* TO DO
Copy out all the lines exactly. Omit pictures.

----------------------------------------

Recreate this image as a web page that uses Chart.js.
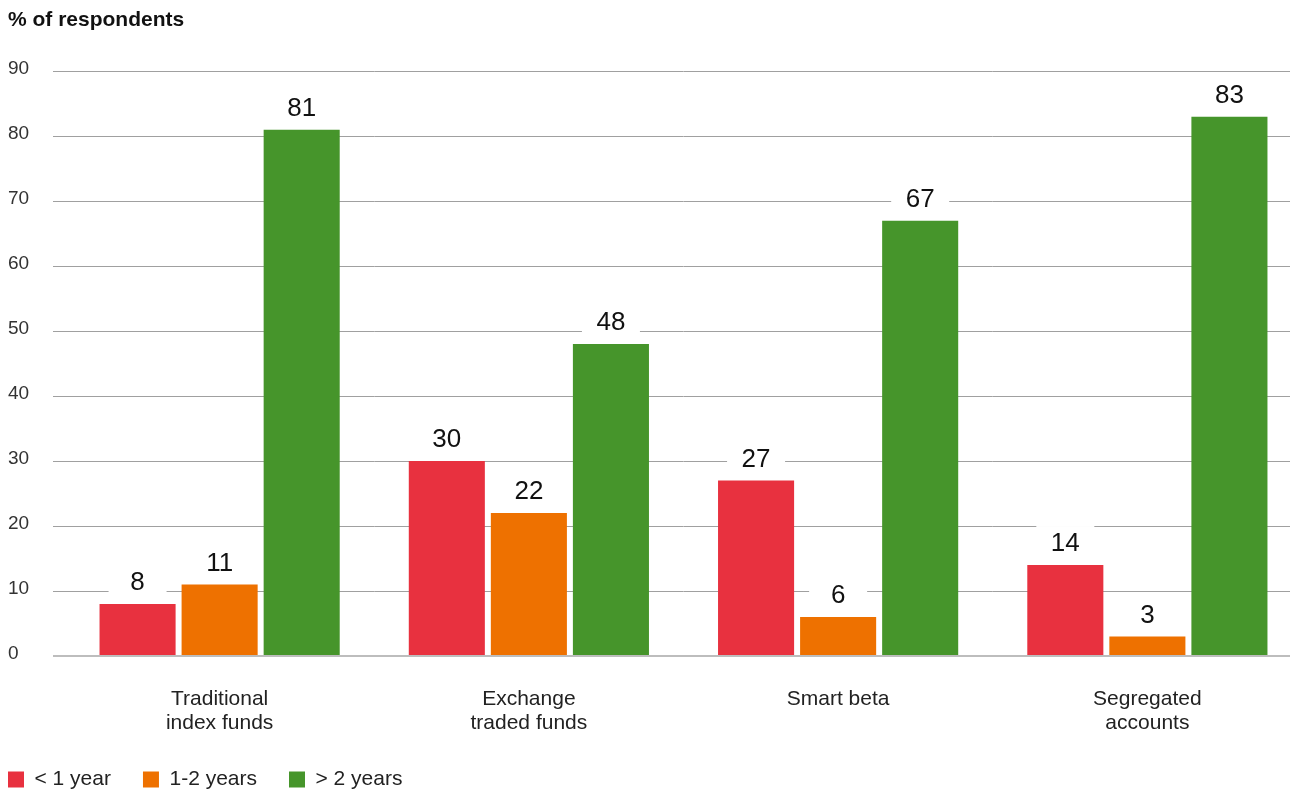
<!DOCTYPE html>
<html>
<head>
<meta charset="utf-8">
<script src="https://cdn.jsdelivr.net/npm/chart.js@4"></script>
<style>
  html, body { margin: 0; padding: 0; background: #fff; overflow: hidden; }
  #wrap { width: 1302px; height: 791px; }
</style>
</head>
<body>
<div id="wrap"><canvas id="myChart"></canvas></div>
<script>
// data
var categories = [["Traditional", "index funds"], ["Exchange", "traded funds"], "Smart beta", ["Segregated", "accounts"]];
var seriesNames = ["< 1 year", "1-2 years", "> 2 years"];
var lessThan1 = [8, 30, 27, 14];
var oneToTwo = [11, 22, 6, 3];
var moreThan2 = [81, 48, 67, 83];
var yTicks = [0, 10, 20, 30, 40, 50, 60, 70, 80, 90];

var barColors = ["#e8313f", "#ee7100", "#46952b"];
var fontFamily = "'Liberation Sans', Arial, sans-serif";

// value labels on a white box, so the gridlines get cut behind them
var valueLabels = {
    id: "valueLabels",
    afterDatasetsDraw: function (chart) {
        var ctx = chart.ctx;
        ctx.save();
        ctx.font = "26px " + fontFamily;
        ctx.textAlign = "center";
        ctx.textBaseline = "middle";
        chart.data.datasets.forEach(function (ds, i) {
            var meta = chart.getDatasetMeta(i);
            meta.data.forEach(function (bar, j) {
                var cy = bar.y - 22;
                ctx.fillStyle = "#ffffff";
                ctx.fillRect(bar.x - 29, cy - 17, 58, 34);
                ctx.fillStyle = "#111111";
                ctx.fillText(ds.data[j], bar.x, cy + 1);
            });
        });
        ctx.restore();
    }
};

// legend sits flush left and a bit lower than chart.js puts it
var legendShift = {
    id: "legendShift",
    afterLayout: function (chart) {
        chart.legend.left -= 32;
        chart.legend.top += 1;
    }
};

new Chart("myChart", {
    type: "bar",
    data: {
        labels: categories,
        datasets: [
            { label: seriesNames[0], data: lessThan1, backgroundColor: barColors[0] },
            { label: seriesNames[1], data: oneToTwo, backgroundColor: barColors[1] },
            { label: seriesNames[2], data: moreThan2, backgroundColor: barColors[2] }
        ]
    },
    options: {
        responsive: true,
        maintainAspectRatio: false,
        animation: false,
        categoryPercentage: 0.796,
        barPercentage: 0.927,
        layout: { padding: { left: 8, right: 0, top: 0, bottom: -8 } },
        plugins: {
            title: {
                display: true,
                text: "% of respondents",
                align: "start",
                color: "#111",
                font: { family: fontFamily, size: 21, weight: "bold" },
                padding: { top: 8, bottom: 38 }
            },
            legend: {
                position: "bottom",
                align: "start",
                labels: {
                    boxWidth: 16,
                    boxHeight: 16,
                    padding: 32,
                    color: "#222",
                    font: { family: fontFamily, size: 21 }
                }
            },
            tooltip: { enabled: false }
        },
        scales: {
            x: {
                afterFit: function (scale) { scale.height = 80; },
                grid: { display: false },
                border: { display: false },
                ticks: {
                    color: "#222",
                    padding: 23,
                    font: { family: fontFamily, size: 21, lineHeight: 1.14 }
                }
            },
            y: {
                min: 0,
                max: 90,
                afterBuildTicks: function (scale) {
                    scale.ticks = yTicks.map(function (v) { return { value: v }; });
                },
                afterFit: function (scale) { scale.width = 57; },
                border: { display: false },
                grid: {
                    color: function (c) { return c.tick && c.tick.value === 0 ? "#bdbdbd" : "#a0a0a0"; },
                    lineWidth: function (c) { return c.tick && c.tick.value === 0 ? 2 : 1; },
                    tickLength: 12
                },
                ticks: {
                    color: "#333",
                    crossAlign: "far",
                    padding: 10,
                    labelOffset: -2,
                    font: { family: fontFamily, size: 19 }
                }
            }
        }
    },
    plugins: [valueLabels, legendShift]
});
</script>
</body>
</html>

----------------------------------------

* EXERCISE RESULT
Recreate this image as a web page that uses Chart.js.
<!DOCTYPE html>
<html>
<head>
<meta charset="utf-8">
<script src="https://cdn.jsdelivr.net/npm/chart.js@4"></script>
<style>
  html, body { margin: 0; padding: 0; background: #fff; overflow: hidden; }
  #wrap { width: 1302px; height: 791px; }
</style>
</head>
<body>
<div id="wrap"><canvas id="myChart"></canvas></div>
<script>
// data
var categories = [["Traditional", "index funds"], ["Exchange", "traded funds"], "Smart beta", ["Segregated", "accounts"]];
var seriesNames = ["< 1 year", "1-2 years", "> 2 years"];
var lessThan1 = [8, 30, 27, 14];
var oneToTwo = [11, 22, 6, 3];
var moreThan2 = [81, 48, 67, 83];
var yTicks = [0, 10, 20, 30, 40, 50, 60, 70, 80, 90];

var barColors = ["#e8313f", "#ee7100", "#46952b"];
var fontFamily = "'Liberation Sans', Arial, sans-serif";

// value labels on a white box, so the gridlines get cut behind them
var valueLabels = {
    id: "valueLabels",
    afterDatasetsDraw: function (chart) {
        var ctx = chart.ctx;
        ctx.save();
        ctx.font = "26px " + fontFamily;
        ctx.textAlign = "center";
        ctx.textBaseline = "middle";
        chart.data.datasets.forEach(function (ds, i) {
            var meta = chart.getDatasetMeta(i);
            meta.data.forEach(function (bar, j) {
                var cy = bar.y - 22;
                ctx.fillStyle = "#ffffff";
                ctx.fillRect(bar.x - 29, cy - 17, 58, 34);
                ctx.fillStyle = "#111111";
                ctx.fillText(ds.data[j], bar.x, cy + 1);
            });
        });
        ctx.restore();
    }
};

// legend sits flush left and a bit lower than chart.js puts it
var legendShift = {
    id: "legendShift",
    afterLayout: function (chart) {
        chart.legend.left -= 32;
        chart.legend.top += 1;
    }
};

new Chart("myChart", {
    type: "bar",
    data: {
        labels: categories,
        datasets: [
            { label: seriesNames[0], data: lessThan1, backgroundColor: barColors[0] },
            { label: seriesNames[1], data: oneToTwo, backgroundColor: barColors[1] },
            { label: seriesNames[2], data: moreThan2, backgroundColor: barColors[2] }
        ]
    },
    options: {
        responsive: true,
        maintainAspectRatio: false,
        animation: false,
        categoryPercentage: 0.796,
        barPercentage: 0.927,
        layout: { padding: { left: 8, right: 0, top: 0, bottom: -8 } },
        plugins: {
            title: {
                display: true,
                text: "% of respondents",
                align: "start",
                color: "#111",
                font: { family: fontFamily, size: 21, weight: "bold" },
                padding: { top: 8, bottom: 38 }
            },
            legend: {
                position: "bottom",
                align: "start",
                labels: {
                    boxWidth: 16,
                    boxHeight: 16,
                    padding: 32,
                    color: "#222",
                    font: { family: fontFamily, size: 21 }
                }
            },
            tooltip: { enabled: false }
        },
        scales: {
            x: {
                afterFit: function (scale) { scale.height = 80; },
                grid: { display: false },
                border: { display: false },
                ticks: {
                    color: "#222",
                    padding: 23,
                    font: { family: fontFamily, size: 21, lineHeight: 1.14 }
                }
            },
            y: {
                min: 0,
                max: 90,
                afterBuildTicks: function (scale) {
                    scale.ticks = yTicks.map(function (v) { return { value: v }; });
                },
                afterFit: function (scale) { scale.width = 57; },
                border: { display: false },
                grid: {
                    color: function (c) { return c.tick && c.tick.value === 0 ? "#bdbdbd" : "#a0a0a0"; },
                    lineWidth: function (c) { return c.tick && c.tick.value === 0 ? 2 : 1; },
                    tickLength: 12
                },
                ticks: {
                    color: "#333",
                    crossAlign: "far",
                    padding: 10,
                    labelOffset: -2,
                    font: { family: fontFamily, size: 19 }
                }
            }
        }
    },
    plugins: [valueLabels, legendShift]
});
</script>
</body>
</html>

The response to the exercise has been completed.